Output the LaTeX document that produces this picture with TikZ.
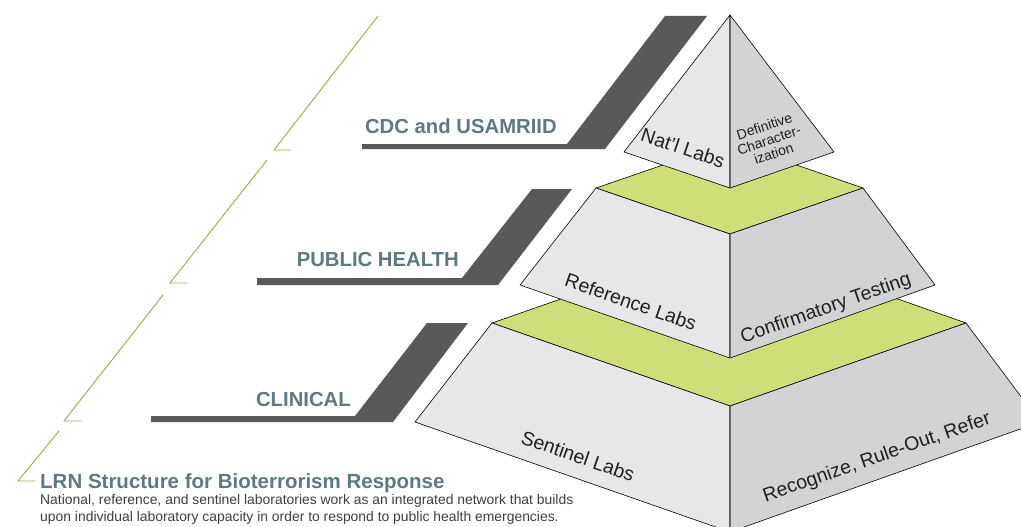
\documentclass[tikz,border=0pt]{standalone}
\usepackage{fontspec}
\setmainfont{Liberation Sans}
\usepackage{tikz}
\usetikzlibrary{positioning}

\definecolor{LabelSlate}{RGB}{95,121,128}
\definecolor{BarGray}{RGB}{88,89,91}
\definecolor{OliveLine}{RGB}{166,164,76}
\definecolor{TopGreen}{RGB}{207,222,120}
\definecolor{FaceLight}{RGB}{230,231,232}
\definecolor{FaceDark}{RGB}{209,211,212}
\definecolor{FaceText}{RGB}{35,31,32}
\definecolor{BodyText}{RGB}{62,62,64}
\definecolor{EdgeGray}{RGB}{109,110,112}

\begin{document}
\begin{tikzpicture}[x=1pt,y=-1pt,
	guide/.style={draw=OliveLine, line width=0.9pt},
	bar/.style={fill=BarGray},
	tierlabel/.style={font=\bfseries\fontsize{20.3}{22}\selectfont, text=LabelSlate, anchor=base east, inner sep=0pt},
	facelabel/.style={font=\fontsize{19.5}{21}\selectfont, text=FaceText, inner sep=0pt},
	leftface/.style={fill=FaceLight, draw=black, line width=0.6pt, line join=round},
	rightface/.style={fill=FaceDark, draw=black, line width=0.6pt, line join=round},
	topface/.style={fill=TopGreen, draw=black, line width=0.6pt, line join=round},
	frontedge/.style={draw=EdgeGray, line width=1pt}]

	\useasboundingbox (0,0) rectangle (1021,527);
	\clip (0,0) rectangle (1021,527);

	%Guide lines
	\draw[guide] (378,16) -- (274,150) -- (291,150);
	\draw[guide] (267,160) -- (170,283) -- (187,283);
	\draw[guide] (163,295) -- (64,421) -- (81,421);
	\draw[guide] (59,431) -- (18,481) -- (35,481);

	%Bars
	\fill[bar] (362,144) -- (567,144) -- (665,16) -- (707,16) -- (605,149) -- (362,149) -- cycle;
	\fill[bar] (257,278) -- (462,278) -- (532,189) -- (572,189) -- (498,285) -- (257,285) -- cycle;
	\fill[bar] (151,416) -- (355,416) -- (427,323) -- (468,323) -- (393,422) -- (151,422) -- cycle;

	%Tier labels
	\node[tierlabel] (LabCDC) at (557,133) {CDC and USAMRIID};
	\node[tierlabel] (LabPH) at (459,266) {PUBLIC HEALTH};
	\node[tierlabel] (LabClin) at (351,406) {CLINICAL};

	%Bottom tier
	\draw[topface] (492,323) -- (730,240) -- (966,323) -- (730,406) -- cycle;
	\draw[leftface] (415,422) -- (492,323) -- (730,406) -- (730,532) -- cycle;
	\draw[rightface] (730,406) -- (966,323) -- (1040,422) -- (730,532) -- cycle;
	\draw[frontedge] (730,406) -- (730,532);

	%Middle tier
	\draw[topface] (596,188) -- (730,142) -- (863,188) -- (730,234) -- cycle;
	\draw[leftface] (520,285) -- (596,188) -- (730,234) -- (730,358) -- cycle;
	\draw[rightface] (730,234) -- (863,188) -- (935,285) -- (730,358) -- cycle;
	\draw[frontedge] (730,234) -- (730,358);

	%Top pyramid
	\draw[leftface] (624,152) -- (730,15) -- (730,188) -- cycle;
	\draw[rightface] (730,15) -- (834,152) -- (730,188) -- cycle;
	\draw[frontedge] (730,18) -- (730,188);

	%Face labels
	\node[facelabel, rotate=-18.6] (NatLabs) at (683,148) {Nat'l Labs};
	\node[facelabel, rotate=18.6, align=center, font=\fontsize{14}{14.5}\selectfont] (DefChar) at (769,140) {Definitive\\Character-\\ization};
	\node[facelabel, rotate=-19.2] (RefLabs) at (631,302) {Reference Labs};
	\node[facelabel, rotate=19.2] (ConfTest) at (826,309) {Confirmatory Testing};
	\node[facelabel, rotate=-19.2] (SentLabs) at (578,456) {Sentinel Labs};
	\node[facelabel, rotate=19.2] (RecRule) at (877,458) {Recognize, Rule-Out, Refer};

	%Caption
	\node[font=\bfseries\fontsize{20.5}{22}\selectfont, text=LabelSlate, anchor=base west, inner sep=0pt] (Title) at (40,488) {LRN Structure for Bioterrorism Response};
	\node[font=\fontsize{13.9}{17}\selectfont, text=BodyText, inner sep=0pt, align=left, below=6pt of Title.base west, anchor=north west] (Body) {National, reference, and sentinel laboratories work as an integrated network that builds\\upon individual laboratory capacity in order to respond to public health emergencies.};

\end{tikzpicture}
\end{document}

→ **YOUR TASK**
Would you set down the listing exactly, omitting pictures?

→ **FINISHED ANSWER**
Output the LaTeX document that produces this picture with TikZ.
\documentclass[tikz,border=0pt]{standalone}
\usepackage{fontspec}
\setmainfont{Liberation Sans}
\usepackage{tikz}
\usetikzlibrary{positioning}

\definecolor{LabelSlate}{RGB}{95,121,128}
\definecolor{BarGray}{RGB}{88,89,91}
\definecolor{OliveLine}{RGB}{166,164,76}
\definecolor{TopGreen}{RGB}{207,222,120}
\definecolor{FaceLight}{RGB}{230,231,232}
\definecolor{FaceDark}{RGB}{209,211,212}
\definecolor{FaceText}{RGB}{35,31,32}
\definecolor{BodyText}{RGB}{62,62,64}
\definecolor{EdgeGray}{RGB}{109,110,112}

\begin{document}
\begin{tikzpicture}[x=1pt,y=-1pt,
	guide/.style={draw=OliveLine, line width=0.9pt},
	bar/.style={fill=BarGray},
	tierlabel/.style={font=\bfseries\fontsize{20.3}{22}\selectfont, text=LabelSlate, anchor=base east, inner sep=0pt},
	facelabel/.style={font=\fontsize{19.5}{21}\selectfont, text=FaceText, inner sep=0pt},
	leftface/.style={fill=FaceLight, draw=black, line width=0.6pt, line join=round},
	rightface/.style={fill=FaceDark, draw=black, line width=0.6pt, line join=round},
	topface/.style={fill=TopGreen, draw=black, line width=0.6pt, line join=round},
	frontedge/.style={draw=EdgeGray, line width=1pt}]

	\useasboundingbox (0,0) rectangle (1021,527);
	\clip (0,0) rectangle (1021,527);

	%Guide lines
	\draw[guide] (378,16) -- (274,150) -- (291,150);
	\draw[guide] (267,160) -- (170,283) -- (187,283);
	\draw[guide] (163,295) -- (64,421) -- (81,421);
	\draw[guide] (59,431) -- (18,481) -- (35,481);

	%Bars
	\fill[bar] (362,144) -- (567,144) -- (665,16) -- (707,16) -- (605,149) -- (362,149) -- cycle;
	\fill[bar] (257,278) -- (462,278) -- (532,189) -- (572,189) -- (498,285) -- (257,285) -- cycle;
	\fill[bar] (151,416) -- (355,416) -- (427,323) -- (468,323) -- (393,422) -- (151,422) -- cycle;

	%Tier labels
	\node[tierlabel] (LabCDC) at (557,133) {CDC and USAMRIID};
	\node[tierlabel] (LabPH) at (459,266) {PUBLIC HEALTH};
	\node[tierlabel] (LabClin) at (351,406) {CLINICAL};

	%Bottom tier
	\draw[topface] (492,323) -- (730,240) -- (966,323) -- (730,406) -- cycle;
	\draw[leftface] (415,422) -- (492,323) -- (730,406) -- (730,532) -- cycle;
	\draw[rightface] (730,406) -- (966,323) -- (1040,422) -- (730,532) -- cycle;
	\draw[frontedge] (730,406) -- (730,532);

	%Middle tier
	\draw[topface] (596,188) -- (730,142) -- (863,188) -- (730,234) -- cycle;
	\draw[leftface] (520,285) -- (596,188) -- (730,234) -- (730,358) -- cycle;
	\draw[rightface] (730,234) -- (863,188) -- (935,285) -- (730,358) -- cycle;
	\draw[frontedge] (730,234) -- (730,358);

	%Top pyramid
	\draw[leftface] (624,152) -- (730,15) -- (730,188) -- cycle;
	\draw[rightface] (730,15) -- (834,152) -- (730,188) -- cycle;
	\draw[frontedge] (730,18) -- (730,188);

	%Face labels
	\node[facelabel, rotate=-18.6] (NatLabs) at (683,148) {Nat'l Labs};
	\node[facelabel, rotate=18.6, align=center, font=\fontsize{14}{14.5}\selectfont] (DefChar) at (769,140) {Definitive\\Character-\\ization};
	\node[facelabel, rotate=-19.2] (RefLabs) at (631,302) {Reference Labs};
	\node[facelabel, rotate=19.2] (ConfTest) at (826,309) {Confirmatory Testing};
	\node[facelabel, rotate=-19.2] (SentLabs) at (578,456) {Sentinel Labs};
	\node[facelabel, rotate=19.2] (RecRule) at (877,458) {Recognize, Rule-Out, Refer};

	%Caption
	\node[font=\bfseries\fontsize{20.5}{22}\selectfont, text=LabelSlate, anchor=base west, inner sep=0pt] (Title) at (40,488) {LRN Structure for Bioterrorism Response};
	\node[font=\fontsize{13.9}{17}\selectfont, text=BodyText, inner sep=0pt, align=left, below=6pt of Title.base west, anchor=north west] (Body) {National, reference, and sentinel laboratories work as an integrated network that builds\\upon individual laboratory capacity in order to respond to public health emergencies.};

\end{tikzpicture}
\end{document}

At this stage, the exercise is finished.